**Information provided**
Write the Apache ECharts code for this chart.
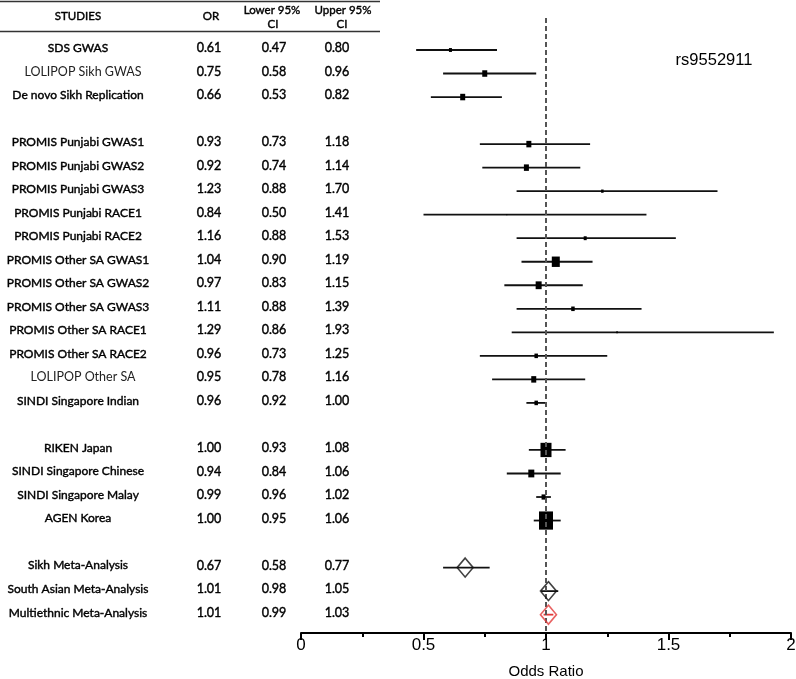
<!DOCTYPE html>
<html><head><meta charset="utf-8">
<script src="https://cdn.jsdelivr.net/npm/echarts@6/dist/echarts.min.js"></script>
<style>html,body{margin:0;padding:0;background:#fff}#c{width:796px;height:679px}</style>
</head><body><div id="c"></div>
<script>
// ---- data ----
const studies = ["SDS GWAS","LOLIPOP Sikh GWAS","De novo Sikh Replication",
 "PROMIS Punjabi GWAS1","PROMIS Punjabi GWAS2","PROMIS Punjabi GWAS3","PROMIS Punjabi RACE1","PROMIS Punjabi RACE2",
 "PROMIS Other SA GWAS1","PROMIS Other SA GWAS2","PROMIS Other SA GWAS3","PROMIS Other SA RACE1","PROMIS Other SA RACE2",
 "LOLIPOP Other SA","SINDI Singapore Indian",
 "RIKEN Japan","SINDI Singapore Chinese","SINDI Singapore Malay","AGEN Korea",
 "Sikh Meta-Analysis","South Asian Meta-Analysis","Multiethnic Meta-Analysis"];
const rowIndex = [0,1,2, 4,5,6,7,8, 9,10,11,12,13, 14,15, 17,18,19,20, 22,23,24];
const orVals  = [0.61,0.75,0.66, 0.93,0.92,1.23,0.84,1.16, 1.04,0.97,1.11,1.29,0.96, 0.95,0.96, 1.00,0.94,0.99,1.00, 0.67,1.01,1.01];
const lowerCI = [0.47,0.58,0.53, 0.73,0.74,0.88,0.50,0.88, 0.90,0.83,0.88,0.86,0.73, 0.78,0.92, 0.93,0.84,0.96,0.95, 0.58,0.98,0.99];
const upperCI = [0.80,0.96,0.82, 1.18,1.14,1.70,1.41,1.53, 1.19,1.15,1.39,1.93,1.25, 1.16,1.00, 1.08,1.06,1.02,1.06, 0.77,1.05,1.03];
// relative study weight (box size); null = pooled (meta-analysis) estimate
const weights = [3,5,5, 5,5,2.5,1,3, 8,6,3.5,1.5,3.5, 5,3.5, 11,6,4,14, null,null,null];
const regularNames = ["LOLIPOP Sikh GWAS","LOLIPOP Other SA"];
const xTicks = [0,0.5,1,1.5,2];
const snpLabel = "rs9552911";
const headers = {studies:"STUDIES", or:"OR", lower:["Lower 95%","CI"], upper:["Upper 95%","CI"]};

// ---- chart ----
const chart = echarts.init(document.getElementById('c'));
const TXT = "Lato, 'Open Sans', sans-serif";
const metaColor = (name) => name.startsWith("Multiethnic") ? "#e23a3a" : "#111";

const ciData = studies.map((s,i)=>[lowerCI[i], upperCI[i], rowIndex[i], i]);
const boxData = [], metaData = [];
studies.forEach((s,i)=>{
  if (weights[i] != null) boxData.push([orVals[i], rowIndex[i], weights[i]]);
  else metaData.push({value:[orVals[i], rowIndex[i]], itemStyle:{color:'rgba(0,0,0,0)', borderColor:metaColor(s), borderWidth:1.6}});
});
const tableData = studies.map((s,i)=>[rowIndex[i], i]);

const fmt = v => v.toFixed(2);
const semi = {stroke:'#000', lineWidth:0.4};

function hdr(text, x, y){
  return {type:'text', style:Object.assign({text:text, x:x, y:y, align:'center', verticalAlign:'middle', fontFamily:TXT, fontSize:11.5, fill:'#000'}, semi)};
}

chart.setOption({
  animation:false,
  backgroundColor:'#fff',
  grid:{left:301, right:5, top:18, bottom:46, containLabel:false, outerBoundsMode:'none'},
  xAxis:{type:'value', min:0, max:2, interval:0.5,
    axisLine:{show:true, onZero:false, lineStyle:{color:'#000', width:2}},
    axisTick:{show:true, length:7, lineStyle:{color:'#000', width:2}},
    minorTick:{show:true, splitNumber:2, length:4, lineStyle:{color:'#000', width:2}},
    splitLine:{show:false}, minorSplitLine:{show:false},
    axisLabel:{margin:4, fontSize:17, color:'#000', fontFamily:"'Liberation Sans', Arial, sans-serif",
      formatter: v => xTicks.includes(v) ? String(v) : ''},
    name:'Odds Ratio', nameLocation:'middle', nameGap:31,
    nameTextStyle:{fontSize:15, color:'#000', fontFamily:"'Liberation Sans', Arial, sans-serif"}
  },
  yAxis:{type:'value', min:-1.36, max:24.78, inverse:true, show:false},
  series:[
    {type:'custom', name:'ci', data:ciData, encode:{x:[0,1], y:2}, clip:false, z:3,
      renderItem:(params, api)=>{
        const i = api.value(3);
        const a = api.coord([api.value(0), api.value(2)]);
        const b = api.coord([api.value(1), api.value(2)]);
        const col = weights[i]==null ? metaColor(studies[i]) : '#111';
        return {type:'line', shape:{x1:a[0], y1:a[1], x2:b[0], y2:b[1]},
          style:{stroke:col, lineWidth:1.8}};
      },
      markLine:{silent:true, symbol:['none','none'], label:{show:false},
        lineStyle:{type:[5,3], color:'#555', width:2}, data:[{xAxis:1}]}
    },
    {type:'scatter', name:'studies', data:boxData, symbol:'rect', z:4,
      symbolSize:(v)=>[v[2], v[2]*1.3], itemStyle:{color:'#000', opacity:1}},
    {type:'scatter', name:'meta', data:metaData, symbol:'diamond', z:5,
      symbolSize:[16,19]},
    {type:'custom', name:'table', data:tableData, clip:false, encode:{y:0},
      renderItem:(params, api)=>{
        const i = api.value(1);
        const y = api.coord([0, api.value(0)])[1] - 2;
        const name = studies[i];
        const reg = regularNames.includes(name);
        const base = {fontFamily:TXT, fontSize:12, fill:'#000', verticalAlign:'middle', align:'center'};
        const nameStyle = reg ? {text:name, x:83, y:y, fill:'#222', fontSize:12.5} : Object.assign({text:name, x:78, y:y}, semi);
        return {type:'group', children:[
          {type:'text', style:Object.assign({}, base, nameStyle)},
          {type:'text', style:Object.assign({}, base, semi, {text:fmt(orVals[i]), x:209, y:y, fontSize:12.5})},
          {type:'text', style:Object.assign({}, base, semi, {text:fmt(lowerCI[i]), x:274, y:y, fontSize:12.5})},
          {type:'text', style:Object.assign({}, base, semi, {text:fmt(upperCI[i]), x:337, y:y, fontSize:12.5})}
        ]};
      }
    }
  ],
  graphic:[
    {type:'line', shape:{x1:0, y1:1.5, x2:380, y2:1.5}, style:{stroke:'#333', lineWidth:1.5}},
    {type:'line', shape:{x1:0, y1:31.5, x2:380, y2:31.5}, style:{stroke:'#333', lineWidth:1.5}},
    hdr(headers.studies, 78, 16),
    hdr(headers.or, 211, 16),
    hdr(headers.lower[0], 272, 10),
    hdr(headers.lower[1], 273, 24),
    hdr(headers.upper[0], 343, 10),
    hdr(headers.upper[1], 342, 24),
    {type:'text', style:{text:snpLabel, x:714, y:60, align:'center', verticalAlign:'middle', fontFamily:"'Liberation Sans', Arial, sans-serif", fontSize:16.5, fill:'#000'}}
  ]
});
</script>
</body></html>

**Work required**
Your copy of the data should match it exactly, except that pictures are left out.

**Expected answer**
Write the Apache ECharts code for this chart.
<!DOCTYPE html>
<html><head><meta charset="utf-8">
<script src="https://cdn.jsdelivr.net/npm/echarts@6/dist/echarts.min.js"></script>
<style>html,body{margin:0;padding:0;background:#fff}#c{width:796px;height:679px}</style>
</head><body><div id="c"></div>
<script>
// ---- data ----
const studies = ["SDS GWAS","LOLIPOP Sikh GWAS","De novo Sikh Replication",
 "PROMIS Punjabi GWAS1","PROMIS Punjabi GWAS2","PROMIS Punjabi GWAS3","PROMIS Punjabi RACE1","PROMIS Punjabi RACE2",
 "PROMIS Other SA GWAS1","PROMIS Other SA GWAS2","PROMIS Other SA GWAS3","PROMIS Other SA RACE1","PROMIS Other SA RACE2",
 "LOLIPOP Other SA","SINDI Singapore Indian",
 "RIKEN Japan","SINDI Singapore Chinese","SINDI Singapore Malay","AGEN Korea",
 "Sikh Meta-Analysis","South Asian Meta-Analysis","Multiethnic Meta-Analysis"];
const rowIndex = [0,1,2, 4,5,6,7,8, 9,10,11,12,13, 14,15, 17,18,19,20, 22,23,24];
const orVals  = [0.61,0.75,0.66, 0.93,0.92,1.23,0.84,1.16, 1.04,0.97,1.11,1.29,0.96, 0.95,0.96, 1.00,0.94,0.99,1.00, 0.67,1.01,1.01];
const lowerCI = [0.47,0.58,0.53, 0.73,0.74,0.88,0.50,0.88, 0.90,0.83,0.88,0.86,0.73, 0.78,0.92, 0.93,0.84,0.96,0.95, 0.58,0.98,0.99];
const upperCI = [0.80,0.96,0.82, 1.18,1.14,1.70,1.41,1.53, 1.19,1.15,1.39,1.93,1.25, 1.16,1.00, 1.08,1.06,1.02,1.06, 0.77,1.05,1.03];
// relative study weight (box size); null = pooled (meta-analysis) estimate
const weights = [3,5,5, 5,5,2.5,1,3, 8,6,3.5,1.5,3.5, 5,3.5, 11,6,4,14, null,null,null];
const regularNames = ["LOLIPOP Sikh GWAS","LOLIPOP Other SA"];
const xTicks = [0,0.5,1,1.5,2];
const snpLabel = "rs9552911";
const headers = {studies:"STUDIES", or:"OR", lower:["Lower 95%","CI"], upper:["Upper 95%","CI"]};

// ---- chart ----
const chart = echarts.init(document.getElementById('c'));
const TXT = "Lato, 'Open Sans', sans-serif";
const metaColor = (name) => name.startsWith("Multiethnic") ? "#e23a3a" : "#111";

const ciData = studies.map((s,i)=>[lowerCI[i], upperCI[i], rowIndex[i], i]);
const boxData = [], metaData = [];
studies.forEach((s,i)=>{
  if (weights[i] != null) boxData.push([orVals[i], rowIndex[i], weights[i]]);
  else metaData.push({value:[orVals[i], rowIndex[i]], itemStyle:{color:'rgba(0,0,0,0)', borderColor:metaColor(s), borderWidth:1.6}});
});
const tableData = studies.map((s,i)=>[rowIndex[i], i]);

const fmt = v => v.toFixed(2);
const semi = {stroke:'#000', lineWidth:0.4};

function hdr(text, x, y){
  return {type:'text', style:Object.assign({text:text, x:x, y:y, align:'center', verticalAlign:'middle', fontFamily:TXT, fontSize:11.5, fill:'#000'}, semi)};
}

chart.setOption({
  animation:false,
  backgroundColor:'#fff',
  grid:{left:301, right:5, top:18, bottom:46, containLabel:false, outerBoundsMode:'none'},
  xAxis:{type:'value', min:0, max:2, interval:0.5,
    axisLine:{show:true, onZero:false, lineStyle:{color:'#000', width:2}},
    axisTick:{show:true, length:7, lineStyle:{color:'#000', width:2}},
    minorTick:{show:true, splitNumber:2, length:4, lineStyle:{color:'#000', width:2}},
    splitLine:{show:false}, minorSplitLine:{show:false},
    axisLabel:{margin:4, fontSize:17, color:'#000', fontFamily:"'Liberation Sans', Arial, sans-serif",
      formatter: v => xTicks.includes(v) ? String(v) : ''},
    name:'Odds Ratio', nameLocation:'middle', nameGap:31,
    nameTextStyle:{fontSize:15, color:'#000', fontFamily:"'Liberation Sans', Arial, sans-serif"}
  },
  yAxis:{type:'value', min:-1.36, max:24.78, inverse:true, show:false},
  series:[
    {type:'custom', name:'ci', data:ciData, encode:{x:[0,1], y:2}, clip:false, z:3,
      renderItem:(params, api)=>{
        const i = api.value(3);
        const a = api.coord([api.value(0), api.value(2)]);
        const b = api.coord([api.value(1), api.value(2)]);
        const col = weights[i]==null ? metaColor(studies[i]) : '#111';
        return {type:'line', shape:{x1:a[0], y1:a[1], x2:b[0], y2:b[1]},
          style:{stroke:col, lineWidth:1.8}};
      },
      markLine:{silent:true, symbol:['none','none'], label:{show:false},
        lineStyle:{type:[5,3], color:'#555', width:2}, data:[{xAxis:1}]}
    },
    {type:'scatter', name:'studies', data:boxData, symbol:'rect', z:4,
      symbolSize:(v)=>[v[2], v[2]*1.3], itemStyle:{color:'#000', opacity:1}},
    {type:'scatter', name:'meta', data:metaData, symbol:'diamond', z:5,
      symbolSize:[16,19]},
    {type:'custom', name:'table', data:tableData, clip:false, encode:{y:0},
      renderItem:(params, api)=>{
        const i = api.value(1);
        const y = api.coord([0, api.value(0)])[1] - 2;
        const name = studies[i];
        const reg = regularNames.includes(name);
        const base = {fontFamily:TXT, fontSize:12, fill:'#000', verticalAlign:'middle', align:'center'};
        const nameStyle = reg ? {text:name, x:83, y:y, fill:'#222', fontSize:12.5} : Object.assign({text:name, x:78, y:y}, semi);
        return {type:'group', children:[
          {type:'text', style:Object.assign({}, base, nameStyle)},
          {type:'text', style:Object.assign({}, base, semi, {text:fmt(orVals[i]), x:209, y:y, fontSize:12.5})},
          {type:'text', style:Object.assign({}, base, semi, {text:fmt(lowerCI[i]), x:274, y:y, fontSize:12.5})},
          {type:'text', style:Object.assign({}, base, semi, {text:fmt(upperCI[i]), x:337, y:y, fontSize:12.5})}
        ]};
      }
    }
  ],
  graphic:[
    {type:'line', shape:{x1:0, y1:1.5, x2:380, y2:1.5}, style:{stroke:'#333', lineWidth:1.5}},
    {type:'line', shape:{x1:0, y1:31.5, x2:380, y2:31.5}, style:{stroke:'#333', lineWidth:1.5}},
    hdr(headers.studies, 78, 16),
    hdr(headers.or, 211, 16),
    hdr(headers.lower[0], 272, 10),
    hdr(headers.lower[1], 273, 24),
    hdr(headers.upper[0], 343, 10),
    hdr(headers.upper[1], 342, 24),
    {type:'text', style:{text:snpLabel, x:714, y:60, align:'center', verticalAlign:'middle', fontFamily:"'Liberation Sans', Arial, sans-serif", fontSize:16.5, fill:'#000'}}
  ]
});
</script>
</body></html>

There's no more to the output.